Ebullient but determined to remain composed, I snatch a rumpled grey apron and, at Elizondo’s direction, begin dipping kokotxa, prized local fish chin, in flour and egg, then dropping it into sparkling oil to fry. Another man rounds the corner to check on his creation and jolts to see me in the kitchen. I freeze, red-faced, and fold my hands into a prayer position, gesturing for his forgiveness. He wags a finger at Elizondo, but taps me on the shoulder as he exits, assuring me it’s all in good fun. The next member to see me slicing garlic for baked monkfish makes the sound of an alarm with his voice: “Beep! Beep!
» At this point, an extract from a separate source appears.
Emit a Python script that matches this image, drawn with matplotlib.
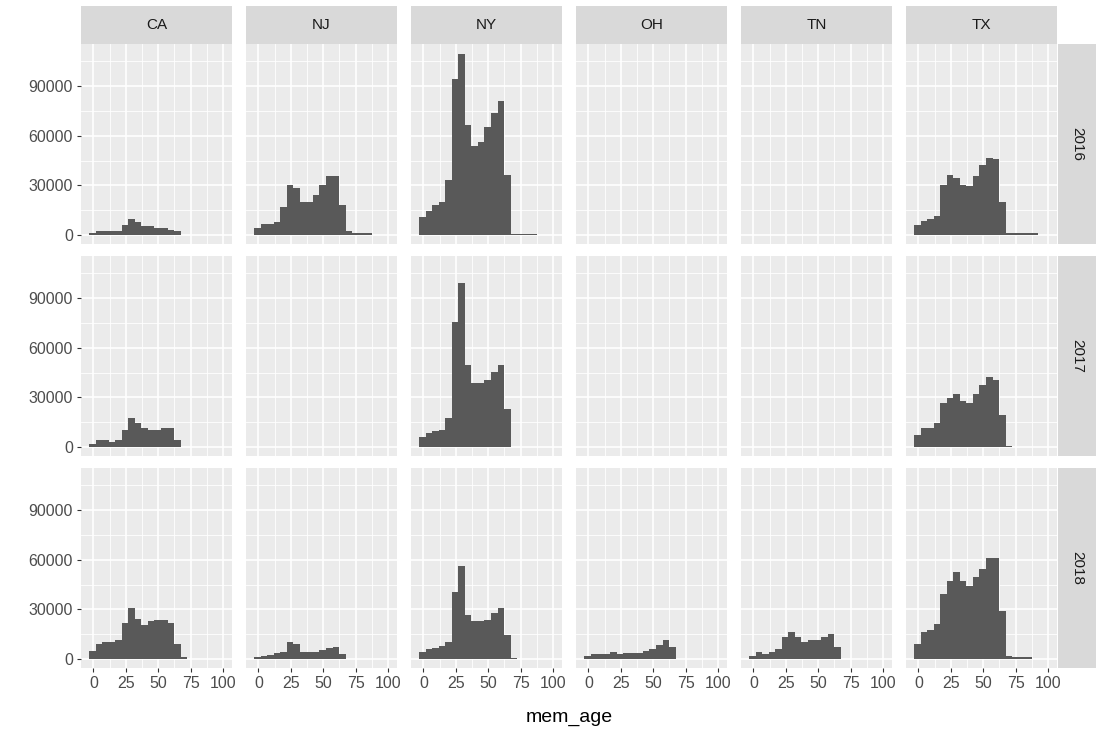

Beep!” We all laugh and my shoulders relax as Elizondo hands me a plate of squid to fry.
The primary role of gastronomic societies is social, but from these gatherings, business opportunities have emerged. In the early 1970s, a group of friends from San Sebastian formed a sociedad while they were on holiday together in Rioja—Spain’s famed wine growing region that straddles the Basque Country to the north and Castilla y León to the south. Tired of buying wine to drink at their sociedad, they began making their own, at first only for themselves, and then to sell in small quantities. Forty-five years later, this endeavor born of a simple love for gastronomy is Beronia Winery, one of Spain’s premier exporters of Rioja wines. Gonzalez Byass, the parent company to Beronia, still credits the sociedad as their reason for being.
For those who don’t happen to befriend a local chef and not-so-subtly request passage into a sociedad, there are lesser known, more straightforward ways to gain entry. My research led me to Bodegas Beronia, the gastronomic society prominently cemented into its origin story, which offers a hosted society experience. I assumed this would be a diluted tourist reenactment of the affair, but I figured I’d brave it, the worst scenario likely being a boring afternoon with mediocre food. To my surprise, my host this time was a woman.
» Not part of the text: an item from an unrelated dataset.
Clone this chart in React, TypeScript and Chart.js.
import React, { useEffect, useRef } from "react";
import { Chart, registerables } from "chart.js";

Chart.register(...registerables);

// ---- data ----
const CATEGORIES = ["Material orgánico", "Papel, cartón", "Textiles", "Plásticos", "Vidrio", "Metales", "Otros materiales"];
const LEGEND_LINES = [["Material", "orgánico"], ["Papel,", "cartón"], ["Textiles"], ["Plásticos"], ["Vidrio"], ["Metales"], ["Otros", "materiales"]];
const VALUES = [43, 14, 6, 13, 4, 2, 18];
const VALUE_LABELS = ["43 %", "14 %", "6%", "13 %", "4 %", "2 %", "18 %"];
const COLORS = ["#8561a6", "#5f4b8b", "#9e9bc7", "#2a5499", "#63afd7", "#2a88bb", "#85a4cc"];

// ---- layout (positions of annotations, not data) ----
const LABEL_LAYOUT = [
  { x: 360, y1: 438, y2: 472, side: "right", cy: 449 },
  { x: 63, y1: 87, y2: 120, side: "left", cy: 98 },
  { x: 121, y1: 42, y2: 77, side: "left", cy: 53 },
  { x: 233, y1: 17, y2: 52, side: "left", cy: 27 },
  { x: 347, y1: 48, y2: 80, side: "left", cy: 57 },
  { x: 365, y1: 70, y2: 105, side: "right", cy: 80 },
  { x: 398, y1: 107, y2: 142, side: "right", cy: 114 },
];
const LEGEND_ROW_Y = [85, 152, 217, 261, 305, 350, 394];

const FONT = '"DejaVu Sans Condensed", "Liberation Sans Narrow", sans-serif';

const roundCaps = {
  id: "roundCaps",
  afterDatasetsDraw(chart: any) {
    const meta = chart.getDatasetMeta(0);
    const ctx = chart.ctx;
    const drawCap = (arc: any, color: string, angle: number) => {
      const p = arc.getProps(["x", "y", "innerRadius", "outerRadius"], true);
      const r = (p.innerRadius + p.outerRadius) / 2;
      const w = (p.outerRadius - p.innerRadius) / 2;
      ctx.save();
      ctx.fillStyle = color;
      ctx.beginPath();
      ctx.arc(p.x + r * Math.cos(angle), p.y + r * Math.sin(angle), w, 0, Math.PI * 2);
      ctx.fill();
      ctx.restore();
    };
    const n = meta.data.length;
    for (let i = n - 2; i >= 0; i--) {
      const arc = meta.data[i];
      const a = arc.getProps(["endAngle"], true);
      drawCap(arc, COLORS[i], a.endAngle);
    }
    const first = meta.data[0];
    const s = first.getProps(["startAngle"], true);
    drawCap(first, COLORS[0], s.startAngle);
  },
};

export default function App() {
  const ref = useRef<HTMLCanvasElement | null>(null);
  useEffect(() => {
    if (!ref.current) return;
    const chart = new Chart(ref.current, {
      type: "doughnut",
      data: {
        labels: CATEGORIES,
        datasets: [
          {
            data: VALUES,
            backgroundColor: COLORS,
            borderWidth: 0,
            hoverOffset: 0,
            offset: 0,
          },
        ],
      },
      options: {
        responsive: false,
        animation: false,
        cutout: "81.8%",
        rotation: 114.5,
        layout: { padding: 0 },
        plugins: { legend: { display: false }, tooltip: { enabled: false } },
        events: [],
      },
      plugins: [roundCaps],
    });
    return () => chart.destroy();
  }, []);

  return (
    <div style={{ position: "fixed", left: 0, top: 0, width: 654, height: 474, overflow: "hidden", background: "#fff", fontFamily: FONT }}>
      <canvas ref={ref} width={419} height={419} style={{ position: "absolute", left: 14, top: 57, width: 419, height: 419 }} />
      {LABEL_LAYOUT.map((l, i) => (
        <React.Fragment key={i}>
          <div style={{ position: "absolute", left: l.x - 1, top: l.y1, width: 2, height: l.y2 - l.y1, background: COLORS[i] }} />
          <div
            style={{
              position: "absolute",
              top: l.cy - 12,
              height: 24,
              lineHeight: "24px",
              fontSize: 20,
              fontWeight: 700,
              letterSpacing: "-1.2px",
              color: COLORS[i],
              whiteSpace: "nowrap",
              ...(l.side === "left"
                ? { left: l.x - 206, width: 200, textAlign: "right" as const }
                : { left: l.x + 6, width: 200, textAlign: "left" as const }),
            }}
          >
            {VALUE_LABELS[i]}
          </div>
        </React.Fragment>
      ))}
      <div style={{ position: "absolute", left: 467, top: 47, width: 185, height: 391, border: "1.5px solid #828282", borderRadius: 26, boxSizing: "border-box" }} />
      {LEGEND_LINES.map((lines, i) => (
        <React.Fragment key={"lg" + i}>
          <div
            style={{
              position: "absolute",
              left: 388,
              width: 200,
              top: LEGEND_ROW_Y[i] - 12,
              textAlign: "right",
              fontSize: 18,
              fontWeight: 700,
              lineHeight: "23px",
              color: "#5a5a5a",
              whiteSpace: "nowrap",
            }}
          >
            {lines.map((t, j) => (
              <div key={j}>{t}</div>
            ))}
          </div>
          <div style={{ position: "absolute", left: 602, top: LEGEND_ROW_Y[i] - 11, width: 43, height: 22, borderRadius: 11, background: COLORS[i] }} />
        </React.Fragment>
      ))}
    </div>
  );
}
Cristina Ibañez had been a member of Sociedad Hipica, the first gastronomic society in the city to offer membership to women (known as a mixed society), for seven years. She tells me that she joined simply because she loves to cook. “I am a freak of food,” she boasts, a clutch of spring onions in her grip. Still, in this more progressive society, she is one of only 10 females in a membership of 120.
In this experience, I was not only allowed to help prepare the food, it was expected. Armed with a vegetable peeler and a mountain of white asparagus, Ibañez demonstrated the proper way to prepare the stalks and then put me to work while she scurried off to tend her pears poaching with sticks of cinnamon in crianza wine. As I peeled, I spoke to another woman who was decapitating anchovies and removing the guts with her fingers. “I don’t think of it as sexist,” she told me, her hands covered in fish blood. “I think [sociedads] are the invention of the woman. Instead of having men in the house, we send them out.” Ibañez appeared to inspect my work. “No!” She exclaimed, shaking her head. She showed me that I hadn’t successfully removed all the stringy exterior, which would get stuck in our teeth if we ate it. She motioned to her mouth and made an uncomfortable face to demonstrate what I almost put us all through. I apologized and dug into the pile a second time, hoping I hadn’t worn out my welcome. To my relief, my work passed Ibañez’s quality control on the second go-round.
As we began skewering Cantabrian anchovy fillets with guindilla peppers and manzanilla olives—one of San Sebastian’s most classic pinxtos, the Gilda, allegedly named for a similarly spicy character Rita Hayworth portrayed in the eponymous film—additional society members trickled into the underground clubhouse, some in time for the reservations they had scribbled onto little slips of paper and pinned to a corkboard in the dining room, others appearing to be hunting for a reprieve from the surface, nuzzling quietly into a corner alone with a modest plate of food and a pour of crianza. Ibañez floated a gingham cloth atop our table, motioned for me to wash my hands of cured fish, and the feast began: glistening plates of fried chorizo, my white asparagus, boiled with salt and sugar and topped with pepper salsa, whole garlic-laden anchovies, and white fish in lemon beurre blanc. I sipped Verdejo and licked my fingers of pork fat and anchovy oil, understanding now the importance of siesta after a lunch like this.
For female sociedad members like Ibañez, membership is not a political victory, but simply an activity she enjoys. She is pleased to host guests because she gets to do what she loves: cook with the local bounty in a kitchen where someone else cleans up. Societies like hers don’t mind visitors, as long as their visits are arranged according to the group’s rules. Others of a more traditional persuasion frown upon too many interlopers. Elizondo’s sociedad is one of these, but he rolls his eyes at the idea. “I’m not doing anything outside of the policy, but some people don’t like to see foreigners because they think this is their place. Some people.” Despite his cavalier tone, he knows that trust among members is what keeps the region’s beloved gastronomic societies alive. “If you don’t have trust, this wouldn’t be possible. This kind of place goes away.” With feminism dominating the zeitgeist in much of the developed world, the Basque Country remains largely untroubled by gender roles. Gastronomic societies may continue to evolve, but their velocity is that of the region’s general pace of life: natural, flowing, like the changing of the seasons. Elizondo represents one of the progressive ones, but he exhibits no urgency. “Sooner or later, all these policies will change.”